Only one month ago, I sat with my own back against a cinder block wall two feet away from a student crouched under a counter – both of us hiding – as far away from the classroom door as we could get – both of us waiting, wondering why our school was on lock-down. In those minutes when I shut the lights off and secured the room (the door, always locked, now shut and barricaded by a plastic, woebegone folding table), I was taken back 8 years in time to the last day of school, in June 2004, at Bull Run Middle, when I was one of several people in the front office taken hostage by a gun-wielding 13 year old.

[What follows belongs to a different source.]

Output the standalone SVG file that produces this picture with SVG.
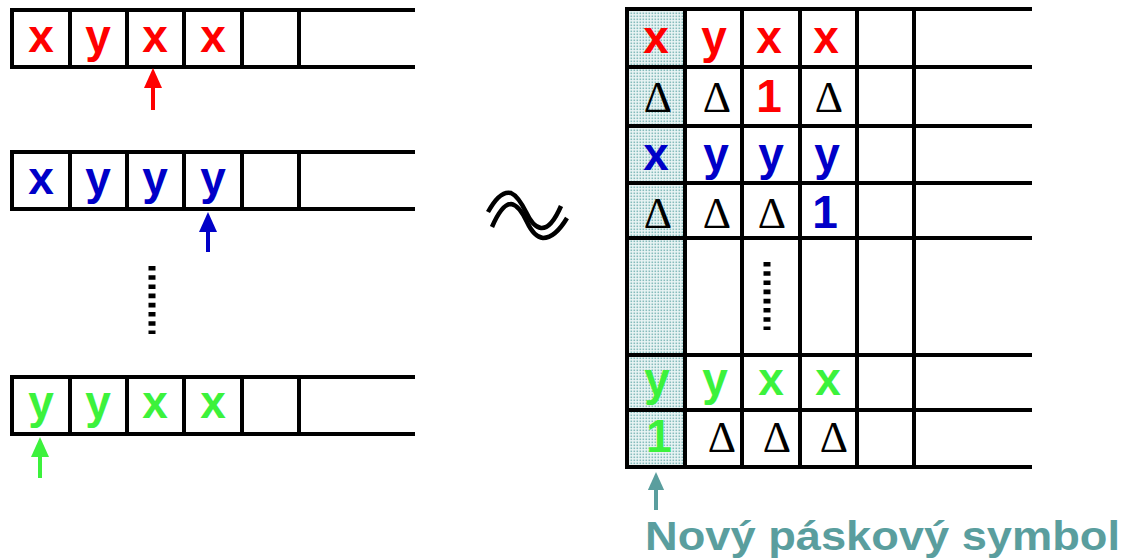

That day in 2004, I didn’t yet have kids of my own, and I – along with other teachers and staff – sprang into action to protect other people’s children. A month ago under lock-down, I also did my duty, but my thoughts wandered from my classroom to the whereabouts of my own children, not a half mile away in the nearby elementary school. If we were under lock-down, didn’t that mean they were too? Who was protecting them? I thought of their teachers, each of whom I trust without hesitation. Still, I wanted to storm over there and do the protecting myself. For I am a Momma Lion and no one can do a better job than I.

It seems funny to me now, but when I was in college, I hated the stress of my work as a bank teller ... you know, being responsible for all that money and wondering if today was the day someone would hold up the bank. For all intents and purposes, it was a good job, but the next summer when I needed work, I did not return.

I’d left the bank out of a fear of violence. Ironically, it turns out teaching can be a pretty dangerous occupation itself.

Two years after my job as a teller, I was hired as a high school summer school teacher in Williamsburg. In walking from the office to my classroom one day, I heard shouts. At the end of the hallway, a fight broke out, and instead of using just fists, a boy aimed a handgun at another boy. I ran in the opposite direction, and someone else responded ... no doubt an administrator who had three things on me: proximity, experience, and rank.  The situation was diffused before any shots were fired.

Ten years later, I knelt down – as I was told – on the tile floor at Bull Run Middle, flanked by two 8th grade boys whose lives I felt especially responsible for because they had accompanied me to the office to run banal errands. Together with a parent and her child, the school’s security officer, another teacher, the school nurse, and two secretaries, we waited for the boy with the gun to decide our fate.

I will never forget the tiny grey specks in the floor tiles, for at the time, I thought they would be the last thing I’d see alive.

I’ve been lucky twice, for on that second occasion when I met with armed teenagers, still no shots were fired. You can understand, however, why, when our high school was on lock-down last month, I was perhaps more anxious than others.

Imagine how slowly the minutes tick by, how five minutes feel like 15, how the day takes on a surreal haze, how, after the threat of violence, nothing after – is quite the same.

Imagine how – like all parents – I long to protect my children while simultaneously realizing that it just ain’t possible for me to do it all by my lonesome, Momma lion or no Momma lion.